Children were warned never to step on the remnants of broken eggs which had been circled around someone’s head lest the misfortunes of that blessed head entered the hapless stepper through his foot. Dosu was always bloody serious about avoiding such eggshells at a wedding after the aachhoo michhoo; and while he usually avoided the shells deftly, he once slipped on the white of the egg as he was about to present his pehraamni nu parikoo (cash gift) to the bridegroom. His head touched the bridegroom’s polished new shoes, and in the resultant embarrassment and confusion, he ended up giving his white handkerchief to the puzzled newlywed instead of the envelope.
Navsari Parsis were in great awe of the ubiquitous well in their paachloon baar (backyard). Never draw water after sunset unless to bathe a corpse and do sachkar (post death ritual ablution). Always have a large turtle floating in the well. Place a tiny lit ghee lamp in the niche of the well. Be alert if you see heaps of ashes around the well when you wake up in the morning — a sign of black magic being practiced. Never harm a snake or a cobra. Many shared the well with their immediate neighbors who drew water through an aperture in the wall.
Jaundice was cured by intoning Avestan mantras while gently running a needle on the hand of the afflicted, dipped in water that would soon turn yellow. A german silver thali containing seven pebbles, water, flowers and rice was passed over the body of a sunstroke victim who recovered almost instantaneously. Pious priests cured the very ill by clutching the right thumb and intoning the potent nirang or capsule prayer of the great Healer-Emperor Shah Faridoon; and by reciting the Ardibehest Yasht.

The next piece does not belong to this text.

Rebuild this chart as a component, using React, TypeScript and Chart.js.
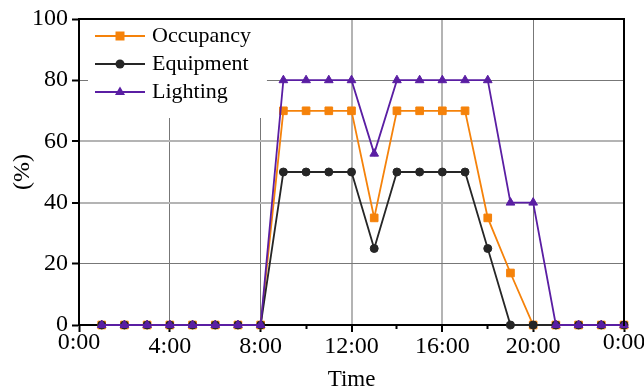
import React, { useEffect, useRef } from 'react';
import { Chart, registerables } from 'chart.js';

Chart.register(...registerables);

const hours = [1, 2, 3, 4, 5, 6, 7, 8, 9, 10, 11, 12, 13, 14, 15, 16, 17, 18, 19, 20, 21, 22, 23, 24];
const occupancy = [0, 0, 0, 0, 0, 0, 0, 0, 70, 70, 70, 70, 35, 70, 70, 70, 70, 35, 17, 0, 0, 0, 0, 0];
const equipment = [0, 0, 0, 0, 0, 0, 0, 0, 50, 50, 50, 50, 25, 50, 50, 50, 50, 25, 0, 0, 0, 0, 0, 0];
const lighting = [0, 0, 0, 0, 0, 0, 0, 0, 80, 80, 80, 80, 56, 80, 80, 80, 80, 80, 40, 40, 0, 0, 0, 0];
const seriesNames = ['Occupancy', 'Equipment', 'Lighting'];
const xTitle = 'Time';
const yTitle = '(%)';

const ORANGE = '#f5820a';
const BLACK = '#262626';
const PURPLE = '#5a1ea3';
const FONT = "'Liberation Serif', 'Times New Roman', serif";

function makeSwatch(color: string, style: string) {
  const c = document.createElement('canvas');
  c.width = 64;
  c.height = 16;
  const g = c.getContext('2d')!;
  g.strokeStyle = color;
  g.fillStyle = color;
  g.lineWidth = 2;
  g.beginPath();
  g.moveTo(14, 8);
  g.lineTo(64, 8);
  g.stroke();
  const cx = 39, cy = 8;
  g.beginPath();
  if (style === 'rect') {
    g.rect(cx - 4.5, cy - 4.5, 9, 9);
  } else if (style === 'circle') {
    g.arc(cx, cy, 4.5, 0, Math.PI * 2);
  } else {
    g.moveTo(cx, cy - 5.5);
    g.lineTo(cx + 5, cy + 3);
    g.lineTo(cx - 5, cy + 3);
    g.closePath();
  }
  g.fill();
  return c;
}

const toXY = (vals: number[]) => hours.map((h, i) => ({ x: h, y: vals[i] }));

const framePlugin = {
  id: 'frame',
  afterLayout(chart: any) {
    const lg = chart.legend;
    if (!lg) return;
    const h = lg.height;
    lg.top = chart.chartArea.top;
    lg.bottom = lg.top + h;
    lg.left = chart.chartArea.left;
  },
  beforeDatasetsDraw(chart: any) {
    const lg = chart.legend;
    if (!lg || !lg.legendHitBoxes || !lg.legendHitBoxes.length) return;
    const hb = lg.legendHitBoxes;
    const ctx = chart.ctx;
    const x0 = hb[0].left + 3;
    const x1 = Math.max(...hb.map((h: any) => h.left + h.width)) + 16;
    const y0 = chart.chartArea.top + 1;
    const last = hb[hb.length - 1];
    const y1 = last.top + last.height + 15;
    ctx.save();
    ctx.fillStyle = '#ffffff';
    ctx.fillRect(x0, y0, x1 - x0, y1 - y0);
    ctx.restore();
    lg.draw();
  },
  afterDraw(chart: any) {
    const { left, top, right, bottom } = chart.chartArea;
    const ctx = chart.ctx;
    ctx.save();
    ctx.strokeStyle = '#000';
    ctx.lineWidth = 2;
    ctx.beginPath();
    ctx.moveTo(left - 1, Math.round(top));
    ctx.lineTo(Math.round(right), Math.round(top));
    ctx.lineTo(Math.round(right), bottom + 1);
    ctx.stroke();
    ctx.restore();
  },
};

export default function App() {
  const ref = useRef<HTMLCanvasElement | null>(null);
  useEffect(() => {
    document.body.style.margin = '0';
    const swatches = [makeSwatch(ORANGE, 'rect'), makeSwatch(BLACK, 'circle'), makeSwatch(PURPLE, 'triangle')];
    const chart = new Chart(ref.current!, {
      type: 'line',
      data: {
        datasets: [
          {
            label: seriesNames[0], data: toXY(occupancy), borderColor: ORANGE, backgroundColor: ORANGE,
            pointStyle: 'rect', pointRadius: 5.4, pointBorderWidth: 1, borderWidth: 1.8, order: 3, clip: false as any,
          },
          {
            label: seriesNames[1], data: toXY(equipment), borderColor: BLACK, backgroundColor: BLACK,
            pointStyle: 'circle', pointRadius: 4, pointBorderWidth: 1, borderWidth: 1.8, order: 2, clip: false as any,
          },
          {
            label: seriesNames[2], data: toXY(lighting), borderColor: PURPLE, backgroundColor: PURPLE,
            pointStyle: 'triangle', pointRadius: 5, pointBorderWidth: 1, borderWidth: 1.8, order: 1, clip: false as any,
          },
        ],
      },
      options: {
        animation: false,
        responsive: true,
        maintainAspectRatio: false,
        layout: { padding: { top: 19, right: 20, left: 0, bottom: 0 } },
        plugins: {
          tooltip: { enabled: false },
          legend: {
            position: 'chartArea' as any,
            align: 'start',
            labels: {
              usePointStyle: true,
              pointStyleWidth: 56,
              padding: 6,
              color: '#000',
              font: { family: FONT, size: 22 },
              generateLabels: (ch: any) =>
                ch.data.datasets.map((ds: any, i: number) => ({
                  text: ds.label,
                  pointStyle: swatches[i],
                  fillStyle: ds.borderColor,
                  strokeStyle: ds.borderColor,
                  lineWidth: 0,
                  fontColor: '#000',
                  hidden: false,
                  datasetIndex: i,
                })),
            },
          },
        },
        scales: {
          x: {
            type: 'linear',
            min: 0,
            max: 24,
            afterFit: (s: any) => { s.height = 64; s.paddingLeft = 0; s.paddingRight = 0; },
            ticks: {
              stepSize: 2,
              autoSkip: false,
              maxRotation: 0,
              padding: 9,
              color: '#000',
              font: { family: FONT, size: 24, lineHeight: '4px' as any },
              callback: (v: any) => {
                const n = Number(v);
                if (n % 4 !== 0) return '';
                const s = `${n % 24}:00`;
                return n === 0 || n === 24 ? s : ['', s];
              },
            },
            grid: {
              tickLength: 7,
              tickColor: '#000',
              tickWidth: 2,
              color: (c: any) => {
                const v = c.tick ? c.tick.value : 0;
                if (v % 4 !== 0 || v === 0 || v === 24) return 'rgba(0,0,0,0)';
                return v === 12 || v === 16 ? '#b4b4b4' : '#777777';
              },
              lineWidth: (c: any) => {
                const v = c.tick ? c.tick.value : 0;
                return v === 12 || v === 16 ? 2 : 1;
              },
              tickBorderDash: (c: any) => {
                const v = c.tick ? c.tick.value : 0;
                return v % 4 !== 0 ? [3, 100] : [];
              },
            } as any,
            border: { display: true, color: '#000', width: 2 },
            title: {
              display: true,
              text: xTitle,
              color: '#000',
              font: { family: FONT, size: 23, lineHeight: 1 },
              padding: { top: 0, bottom: -2.5 },
            },
          },
          y: {
            min: 0,
            max: 100,
            afterFit: (s: any) => { s.width = 79; },
            ticks: {
              stepSize: 10,
              padding: 4,
              color: '#000',
              font: { family: FONT, size: 24 },
              callback: (v: any) => (Number(v) % 20 === 0 ? String(v) : ''),
            },
            grid: {
              tickLength: 7,
              tickColor: '#000',
              tickWidth: 2,
              color: (c: any) => {
                const v = c.tick ? c.tick.value : 0;
                if (v % 20 !== 0 || v === 0 || v === 100) return 'rgba(0,0,0,0)';
                return v === 40 || v === 60 ? '#b4b4b4' : '#777777';
              },
              lineWidth: (c: any) => {
                const v = c.tick ? c.tick.value : 0;
                return v === 40 || v === 60 ? 2 : 1;
              },
              tickBorderDash: (c: any) => {
                const v = c.tick ? c.tick.value : 0;
                return v % 20 !== 0 ? [0, 3, 3, 100] : [];
              },
            } as any,
            border: { display: true, color: '#000', width: 2 },
            title: {
              display: true,
              text: yTitle,
              color: '#000',
              font: { family: FONT, size: 24, lineHeight: 1 },
              padding: { top: 11, bottom: 0 },
            },
          },
        },
      } as any,
      plugins: [framePlugin],
    });
    return () => chart.destroy();
  }, []);
  return (
    <div style={{ width: 644, height: 389, position: 'relative' }}>
      <canvas ref={ref} />
    </div>
  );
}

Girls were forbidden to step out on the night of Kali Chaudas before Diwali, as Navsari apprehended a climax in the activities of the practitioners of the sinister arts. Lal Vaid, the red costumed Ayurvedic doctor, prayed on that night at the Hindu burning pyres, to propitiate cure bestowing entities from the netherworlds. There were Parsis who gratuitously cured scorpion bite, and those who were amateur exorcists using the golden liquid (urine from bulls and cows did not putrefy for 72 hours; becoming potent when consecrated through the nirangdin ceremony lasting 18 days) to drive out poltergeist. Folklore had it that djinns were very tall and had multicolored eyes; bhoots were rather compact and broke things; daakans carried coal fired stoves or sagris on their heads. Of course, they were all unfortunate juddins (though Bhoot was Parsi surname — Kaikhushru Bhoot being a famed Parsi caterer of the ’60s).
It paid to be hospitable to visiting sadhus. Navsari knew of a lady whose knuckles swelled and began to emit dozens of needles from the fingers because she had refused to give water to a thirsty sadhu as she was absorbed in stitching with a needle. And eye contact was to be avoided with a certain beggar lady who arrived on Mondays at dusk when the dim lights lengthened the shadows and she gave out a yelping cry. A solitary vulture perched on the tiled roof of a house meant it was time to contact the life insurance agent ["Muncherjee na ghér pur geedh ék kalak thi bèthooch (For the past one hour a vulture has been sitting on Muncherjee’s house)”].
And there were many legends around the Towers of Silence. Once the geh sarna was performed, there was no going back, quite literally. About 90 years ago, an old lady revived miraculously after being placed in the dakhma. The startled nassesalars hit her on the head with the handle of the bier. Once memory had been wiped out by the prayers, perhaps the hard disk had to be destroyed.
Lastly, when this columnist was a boy of 10, he asked his aunts who the old man smiling at him from the second floor window of the house across the moholla was. The startled adults looked at each other and told him not to imagine things. The gentleman had apparently lost his wife and two young children in the Quetta earthquake in 1935 and had committed suicide a year later, jumping from the same window from which he had smiled at us.

Berjis Desai, author of Oh! Those Parsis and The Bawaji, occasionally practices law.